The traplines Cook has established for himself are along several streams, across the divides between their headwaters and on both banks of the Yukon—upward of a hundred miles in all, in several loops. He runs them mainly in November and December. He does not use a snow machine, as many trappers in Alaska do. He says, “The two worst things that ever happened to this country are the airplane and the snow machine.” His traplines traverse steep terrain, rocky gullies—places where he could not use a machine anyway. To get through, he requires sleds and dogs. Generally, he has to camp out at least one night to complete a circuit. If the temperature is colder than thirty below, he stays in his cabin and waits for the snap to pass. As soon as the air warms up, he hits the trail. He has built lean-tos in a few places, but often enough he sleeps where he gets tired—under an orange canvas tarp. It is ten feet by ten, and weighs two and a half pounds, and is all the shelter he needs at, say, twenty below zero. Picking out a tree, he ties one corner of the tarp to the trunk, as high as he can reach. He stakes down the far corner, then stakes down the two sides. Sometimes, he will loft the center by tying a cord to a branch above. He builds a lasting fire between the tree and himself, gets into his sleeping bag, and drifts away. Most nights are calm. Snow is light in the upper Yukon. The tarp's configuration is not so much for protection as to reflect the heat of the fire. He could make a closed tent with the tarp, if necessary. His ground cloth, or bed pad, laid out on the snow beneath him, is the hide of a caribou.
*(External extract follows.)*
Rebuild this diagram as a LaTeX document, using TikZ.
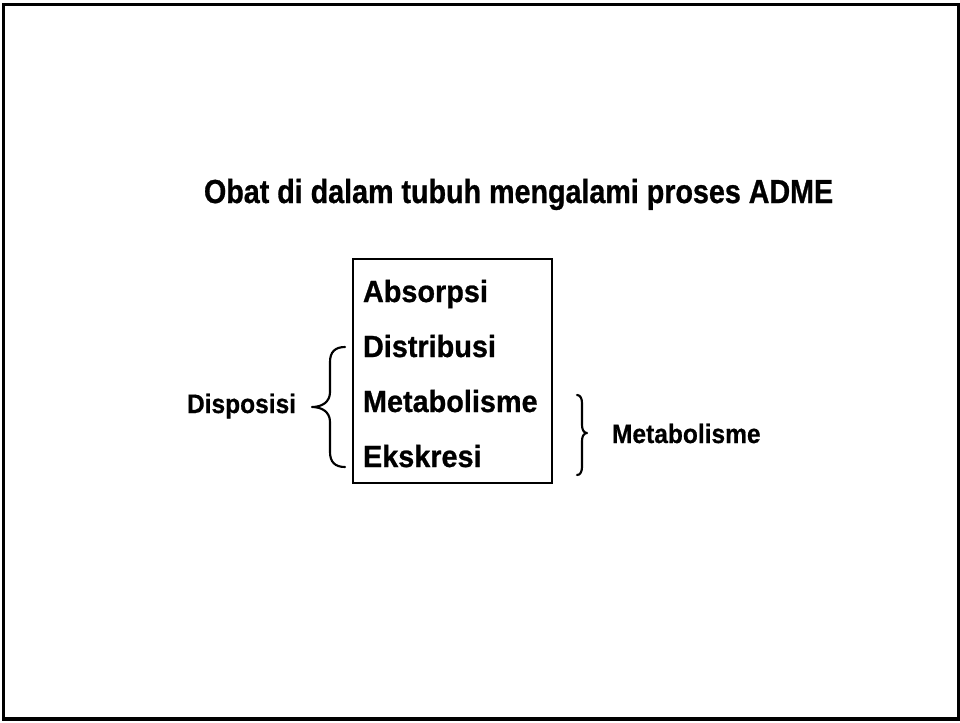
\documentclass[tikz,border=0pt]{standalone}
\usepackage{fontspec}
\setmainfont{Liberation Sans}
\newfontfamily\titlefont{Liberation Sans Bold}[FakeStretch=0.86,FakeBold=0.8]
\newfontfamily\itemfont{Liberation Sans Bold}[FakeStretch=0.94,FakeBold=0.8]
\newfontfamily\labelfont{Liberation Sans Bold}[FakeStretch=0.92,FakeBold=0.6]
\begin{document}
\begin{tikzpicture}[x=0.75pt,y=-0.75pt,
  txt/.style={anchor=base west,inner sep=0pt,outer sep=0pt},
  titletxt/.style={txt,font=\titlefont\fontsize{25pt}{29pt}\selectfont},
  itemtxt/.style={txt,font=\itemfont\fontsize{23pt}{27pt}\selectfont},
  labeltxt/.style={txt,font=\labelfont\fontsize{20pt}{24pt}\selectfont},
  bracepath/.style={line width=1.6pt,line cap=round,line join=round},
  boxstyle/.style={draw,line width=0.8pt,minimum width=149.25pt,minimum height=168pt,inner sep=0pt}]
\useasboundingbox (0,0) rectangle (960,722);
\draw[line width=2.3pt] (3.5,4.2) rectangle (959,719);
\node[titletxt] (title) at (204,203) {Obat di dalam tubuh mengalami proses ADME};
\node[boxstyle] (box) at (452.5,371) {};
\node[itemtxt] (abs) at (363,302) {Absorpsi};
\node[itemtxt] (dis) at (363,357) {Distribusi};
\node[itemtxt] (met) at (363,412) {Metabolisme};
\node[itemtxt] (eks) at (363,467) {Ekskresi};
\node[labeltxt] (disp) at (187,413) {Disposisi};
\node[labeltxt] (metr) at (612,443) {Metabolisme};
\draw[bracepath] (345,347) .. controls (335,347) and (330,352) .. (330,362) -- (330,392)
  .. controls (330,402) and (322,407) .. (312,407)
  .. controls (322,407) and (330,412) .. (330,422) -- (330,452)
  .. controls (330,462) and (335,467) .. (345,467);
\draw[bracepath] (577,395) .. controls (580,395) and (582,398) .. (582,403) -- (582,425)
  .. controls (582,430) and (584,433) .. (587,433)
  .. controls (584,433) and (582,436) .. (582,441) -- (582,467)
  .. controls (582,472) and (580,475) .. (577,475);
\end{tikzpicture}
\end{document}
He carries dried chum salmon for his dogs, and his own food is dried moose or bear meat and pinole—ground parched corn, to which he adds brown sugar. In the Algonquin language,
pinole was “rockahominy.” “It kept Daniel Boone and Davy Crockett going. It keeps me going, too.” He carries no flour. “Flour will go rancid on you unless you buy white flour, but you can't live and work on that. I had a friend who died of a heart attack from eating that crap. It's not news that the American people are killing themselves with white flour, white sugar, and soda pop. If you get out and trap thirty miles a day behind dogs, you can damned well tell what lets you work and what doesn't.” From a supplier in Seattle he orders hundred-pound sacks of corn, pinto beans, unground wheat. He buys cases of vinegar, tomato paste, and tea. Forty pounds of butter in one-pound cans. A hundred pounds of dried milk, sixty-five of dried fruit. Twenty-five pounds of cashews. Twenty-five pounds of oats. A forty-pound can of peanut butter. He carries it all down the Yukon from Eagle by sled or canoe. He uses a couple of moose a year, and a few bear, which are easier to handle in summer. “A moose has too much meat. The waste up here you wouldn't believe. Hunters that come through here leave a third of the moose. Indians don't waste, but with rifles they are overexcitable. They shoot into herds of caribou and wound some. I utilize everything, though. Stomach. Intestines. Head. I feed the carcasses of wolverine, marten, and fox to the dogs. Lynx is another matter. It's exceptionally good, something like chicken or pork.”
With no trouble at all, Dick Cook remembers where every trap is on his lines. He uses several hundred traps. His annual food cost is somewhere under a thousand dollars. He uses less than a hundred gallons of fuel—for his chain saws, his small outboards, his gasoline lamps. The furs bring him a little more than his basic needs—about fifteen hundred dollars a year. He plants a big garden. He says, “One of the points I live by is not to make any more money than is absolutely necessary.” His prospecting activity has in recent years fallen toward nil. He says he now looks for rocks not for the money but “just for the joy of it—a lot of things fall apart if you are not after money, and prospecting is one of them.”